A container is a lightweight, standalone, and executable package of software that includes everything needed to run a piece of software, including the code, a runtime, libraries, environment variables, and config files.
--> lightweight: that means the container have a smaller footprint than virtual machines. A container does not include a full copy of an operating system like a VM does, but only includes the libraries and dependencies needed for the specific application to run. this makes the container much smaller in size and quicker to start than VM.
--> standalone: that means the container they are self-contained and do not depend on the host operating system or other containers. Each container includes everything it needs to run, including the code, runtime, libraries, and environment variables. This makes it easy to move a container from one environment to another, such as from a developer's laptop to a test or production environment, without any changes to the container.
--> runtime: that means the container it includes the necessary software and libraries to run the application contained within it. The runtime is responsible for starting and managing the processes of the application, as well as providing a way to interact with the underlying operating system.
Containers provide a way to package abd dustribyte software in a portable and consistent manner, allowing it to run consistently across different environments, such as development, testing, and production.
Containers are different from Virtual Machines (VMs) in that a VM includes a full copy of an operating system and virtualized hardware, while a container includes just the libraries and dependencies needed for the specific application. Because of this, containers are generally more lightweight and have better performance than VMs.
Containers work by isolating the application and its dependencies inside a container, which is a lightwight and standalone package that includes everything needed to run the application, including the code, a runtime, libraries, environment variables, and config files.
The containerization technology uses kernel features, such as namespaces and cgroups, to provide isolation between the container and the host operating system. This isolation is what makes it possible for multiple containers to run on a single host without interfering with one another. --> kernel features: refer to the built-in functionality provided by the operating system kernel that is used to support containerization technology. The kernel is the core of an operating system that manages system resources and provides the interface between software and hardware.

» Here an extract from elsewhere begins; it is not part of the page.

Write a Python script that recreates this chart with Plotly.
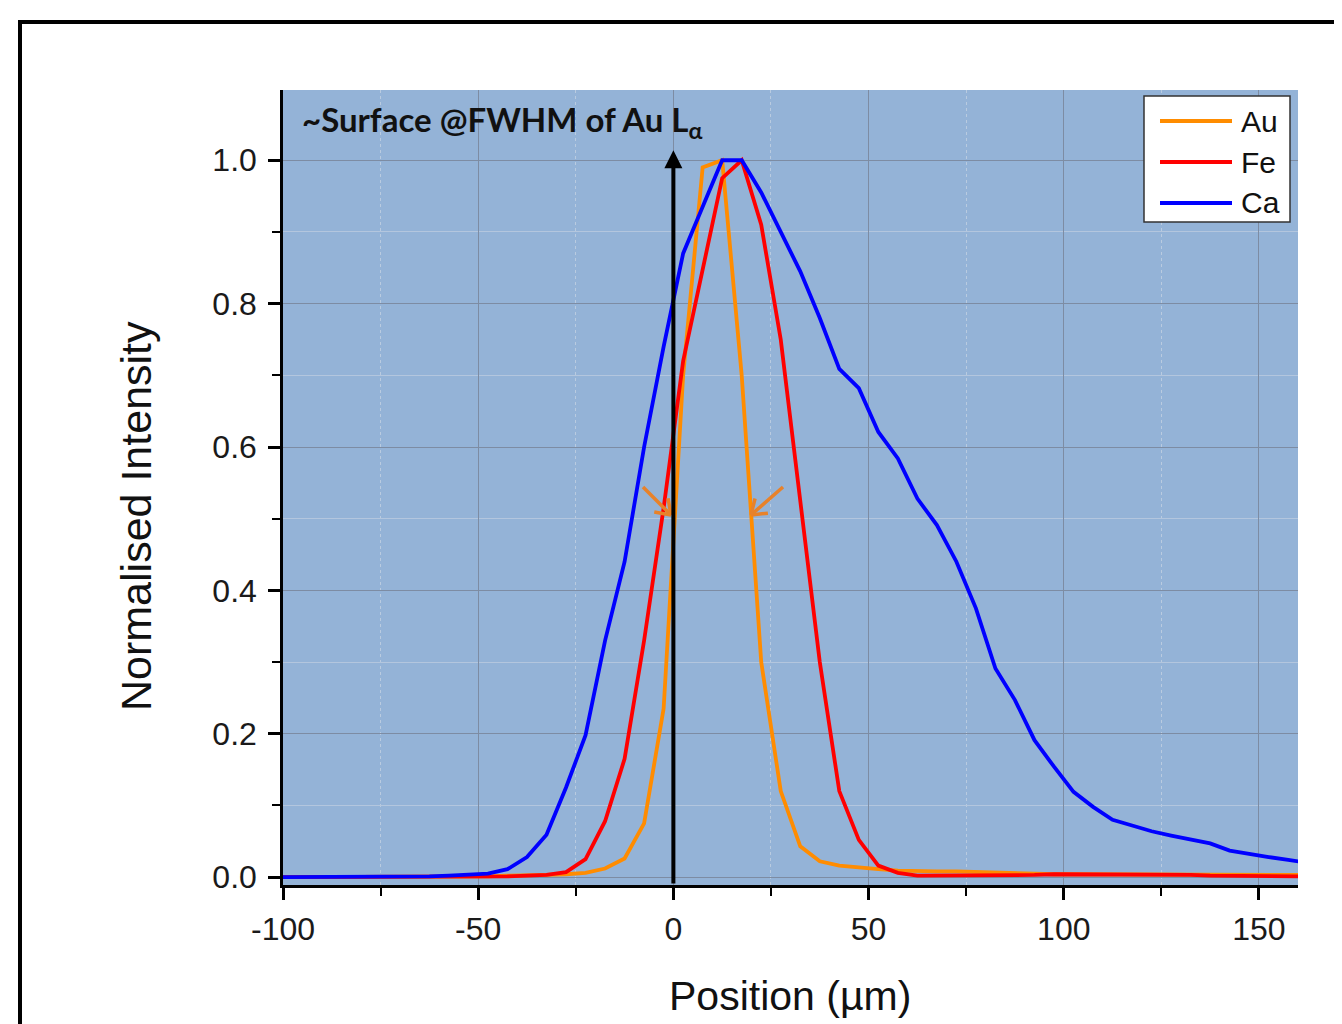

Two of the main kernel features used by containerization technology are namespaces and cgroups.
Here is a high-level overview of how containers work: 1 - A developer creates a container image, which is a snapshot of the application and its dependencies, using a containerization suzh as Docker --> snapshot: is a point-in-time copy of a system, data, or application. It captures the state of the system, data, or application at a specific moment, and can be used to restore the system of that state at a later time.
in the context of containerization, a snapshot can refer to a container image, which is a snapshot of the application and its dependencies.

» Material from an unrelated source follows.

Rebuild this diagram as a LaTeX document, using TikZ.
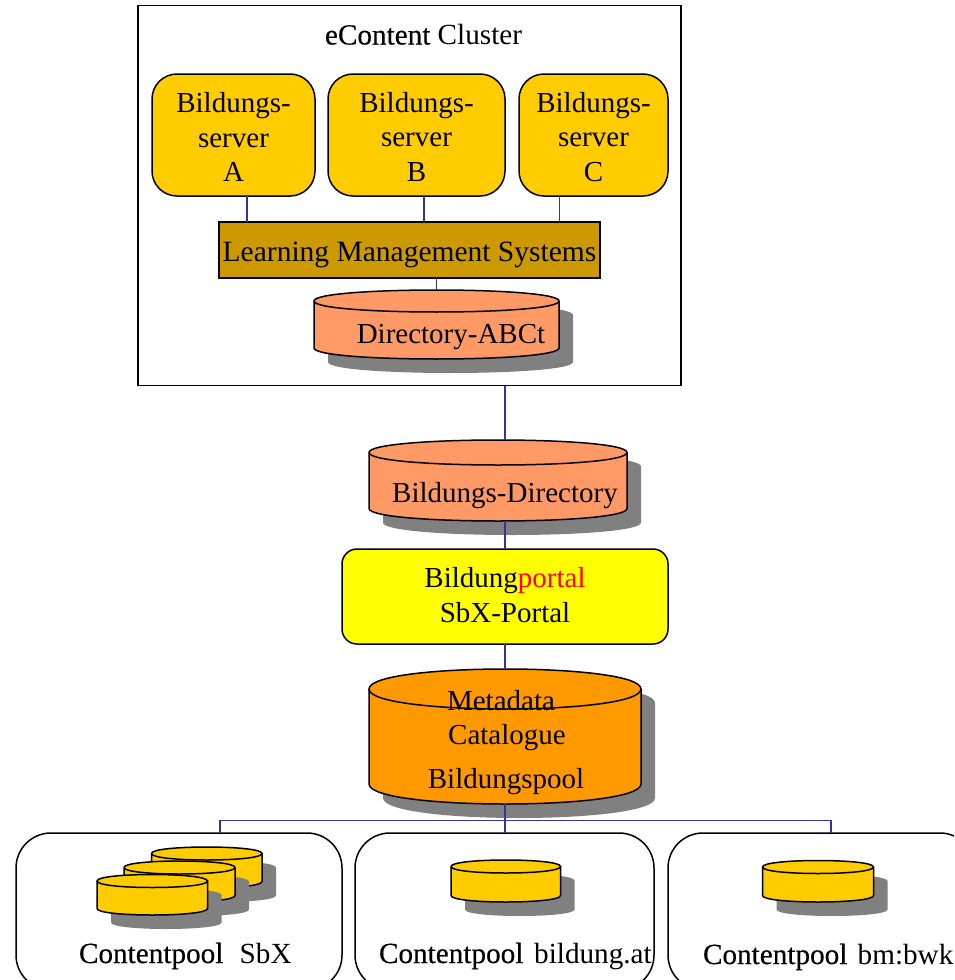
\documentclass[tikz,border=0pt]{standalone}
\usepackage{fontspec}
\setmainfont{Liberation Serif}
\newfontfamily\heavyface[FakeBold=0.3]{Liberation Serif}
\definecolor{gold}{RGB}{255,204,0}
\definecolor{lmsbrown}{RGB}{204,153,0}
\definecolor{salmon}{RGB}{255,153,102}
\definecolor{poolorange}{RGB}{255,153,0}
\definecolor{linkblue}{RGB}{51,51,153}
\definecolor{shadowgray}{RGB}{128,128,128}
\definecolor{portalyellow}{RGB}{255,255,0}
\definecolor{portalred}{RGB}{255,0,0}
\tikzset{
  x=1pt,y=-1pt,
  every node/.style={font=\fontsize{29}{34.5}\selectfont,inner sep=0pt,outer sep=0pt},
  outline/.style={draw=black,line width=1.5pt},
  clusterbox/.style={outline,fill=white,rectangle},
  serverbox/.style={outline,fill=gold,rectangle,rounded corners=25pt,align=center},
  lmsbox/.style={outline,fill=lmsbrown,rectangle,font=\fontsize{29.5}{34.5}\selectfont},
  portalbox/.style={outline,fill=portalyellow,rectangle,rounded corners=15pt,align=center},
  poolbox/.style={outline,fill=white,rectangle,rounded corners=35pt},
  caption/.style={anchor=base west,font=\fontsize{29.2}{34.5}\selectfont},
  capcentre/.style={anchor=base},
  link/.style={draw=linkblue,line width=1.5pt}
}
% name, x1, x2, top, bottom, ry, fill
\newcommand{\drumshape}[7]{%
  \pgfmathsetmacro{\dya}{#4+#6}%
  \pgfmathsetmacro{\dyb}{#5-#6}%
  \pgfmathsetmacro{\dyc}{#4+#6-1.333*#6}%
  \pgfmathsetmacro{\dyd}{#4+#6+1.333*#6}%
  \pgfmathsetmacro{\dye}{#5-#6+1.333*#6}%
  \pgfmathsetmacro{\dcx}{(#2+#3)/2}%
  \pgfmathsetmacro{\dcy}{(#4+#5)/2}%
  \fill[shadowgray,shift={(14,14)}] (#2,\dya) .. controls (#2,\dyc) and (#3,\dyc) .. (#3,\dya) -- (#3,\dyb) .. controls (#3,\dye) and (#2,\dye) .. (#2,\dyb) -- cycle;
  \path[outline,fill=#7] (#2,\dya) .. controls (#2,\dyc) and (#3,\dyc) .. (#3,\dya) -- (#3,\dyb) .. controls (#3,\dye) and (#2,\dye) .. (#2,\dyb) -- cycle;
  \draw[outline] (#2,\dya) .. controls (#2,\dyd) and (#3,\dyd) .. (#3,\dya);
  \pgfmathsetmacro{\dwid}{#3-#2}%
  \pgfmathsetmacro{\dhei}{#5-#4}%
  \node[rectangle,minimum width=\dwid pt,minimum height=\dhei pt] (#1) at (\dcx,\dcy) {};
}
\newcommand{\topstrut}{\rule{0pt}{24pt}}
\begin{document}
\begin{tikzpicture}
\useasboundingbox (0,0) rectangle (954,980);
\clip (0,0) rectangle (954,980);
\node[clusterbox,minimum width=543pt,minimum height=380pt] (cluster) at (409.5,195.5) {};
\node[caption] (clusterlabel) at (325,44.5) {{\heavyface eContent} Cluster};
\node[serverbox,minimum width=163pt,minimum height=122pt] (srva) at (233.5,135) {\topstrut Bildungs-\\server\\A};
\node[serverbox,minimum width=177pt,minimum height=122pt] (srvb) at (416.5,135) {\topstrut Bildungs-\\server\\B};
\node[serverbox,minimum width=149pt,minimum height=122pt] (srvc) at (593.5,135) {\topstrut Bildungs-\\server\\C};
\node[lmsbox,minimum width=381pt,minimum height=56pt] (lms) at (409.5,250) {\rule{0pt}{30pt}Learning Management Systems};
\drumshape{dirabc}{314}{559}{290}{359}{11}{salmon}
\node[capcentre] (dirabclabel) at (451,343.5) {Directory-ABCt};
\drumshape{dirbild}{369}{627}{440}{521}{12.5}{salmon}
\node[capcentre] (dirbildlabel) at (505,502) {Bildungs-Directory};
\node[portalbox,minimum width=326pt,minimum height=95pt] (portal) at (505,596.5) {Bildung\textcolor{portalred}{portal}\\SbX-Portal\rule[-3pt]{0pt}{1pt}};
\drumshape{meta}{369}{641}{669}{804}{20}{poolorange}
\node[capcentre] (metaa) at (501,710) {Metadata};
\node[capcentre] (metab) at (507,744) {Catalogue};
\node[capcentre] (metac) at (506,788) {Bildungspool};
\node[poolbox,minimum width=326pt,minimum height=157pt] (poola) at (179,911.5) {};
\node[poolbox,minimum width=299pt,minimum height=157pt] (poolb) at (504.5,911.5) {};
\node[poolbox,minimum width=307pt,minimum height=157pt] (poolc) at (821.5,911.5) {};
\drumshape{cyla}{151.5}{262}{847}{888}{6.5}{gold}
\drumshape{cylb}{124}{235}{861}{902}{6.5}{gold}
\drumshape{cylc}{97}{207.5}{874.5}{915}{6.5}{gold}
\drumshape{cyld}{451}{560.5}{860}{902}{6.5}{gold}
\drumshape{cyle}{762.5}{873.5}{860.5}{902}{6.5}{gold}
\node[caption] (capa) at (79,963) {{\heavyface Contentpool}\hspace{9pt} SbX};
\node[caption] (capb) at (379,963) {{\heavyface Contentpool}\hspace{3.5pt} bildung.at};
\node[caption] (capc) at (703,964) {{\heavyface Contentpool}\hspace{3pt} bm:bwk};
% connectors
\draw[link] ([xshift=13.5pt]srva.south) -- ([xshift=13.5pt]srva.south |- lms.north);
\draw[link] ([xshift=7.5pt]srvb.south) -- ([xshift=7.5pt]srvb.south |- lms.north);
\draw[link] ([xshift=-34pt]srvc.south) -- ([xshift=-34pt]srvc.south |- lms.north);
\draw[link] (lms.south -| dirabc.north) -- (dirabc.north);
\draw[link] (cluster.south -| portal.north) -- (dirbild.north -| portal.north);
\draw[link] (dirbild.south -| portal.north) -- (portal.north);
\draw[link] (portal.south) -- (meta.north -| portal.south);
\coordinate (fork) at (505,820.7);
\draw[link] (meta.south -| fork) -- (poolb.north -| fork);
\draw[link] ([xshift=41pt]poola.north) -- ([xshift=41pt]poola.north |- fork) -- (fork);
\draw[link] ([xshift=9.5pt]poolc.north) -- ([xshift=9.5pt]poolc.north |- fork) -- (fork);
\end{tikzpicture}
\end{document}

A container image is created by a developer, and can be stored in a container registry, such as ***Docker Hub***, where it can be easily shared and distributed among different environments and teams. Once the image is stored in a registry, it can be pulled and run on any host machine that supports the containerization technology.
A container image can also be used to create a new container, which can be run on a host machine. The container will have the same state and configuration as the image when it was created, making it easy to reproduce consistent environments, which is especially useful in development and testing stages.
--> Docker: look below
The containerization technology allows the application to run in a sandboxed environment, isolated from the host operating system and other conatainers. This isolation provides benefits such as security, resource management, and consistency.
--> sandboxed environment: that means the container are isolated from the host operating system and other containers. this isolation is achieved through the use of kernel features such as ~namespaces~ and ~cgroups~.
--> namespaces: provide a way to isolate various system resources, such as the file system, network, and ~process tree~. Each container runs in its own namespace, which means that it has its own view of the file system, network interfaces, and process tree, separate from the host and other containers.
--> process tree: is a hierarchical representation of processes running on a computer. Each process has a parent process that started it, and can have child processes that it started. These child process can have their own child processes, creating a tree-like structure. The top-most process in the tree is called the "init" or "systemd" process and is the first process that starts when the operating system boots.
--> cgroups: or control groups, provide a way to limit and manage the resources that a container can access, such as CPU, memory, and |/O. This allows for fine-grained control over how resources are allocated to containers, making it possible to run multiple containers on a single host without overloading the host.
Together, namespaces and cgroups provide a powerful and secure way to isolate containers from one another and from the host, making it possible to run multiple containers on a single host without interfeting with each other. This isolation, or sandboxing, is a key feature of containerization technology and is what makes containers so useful for packaging and distributing software in a consistent and portable way.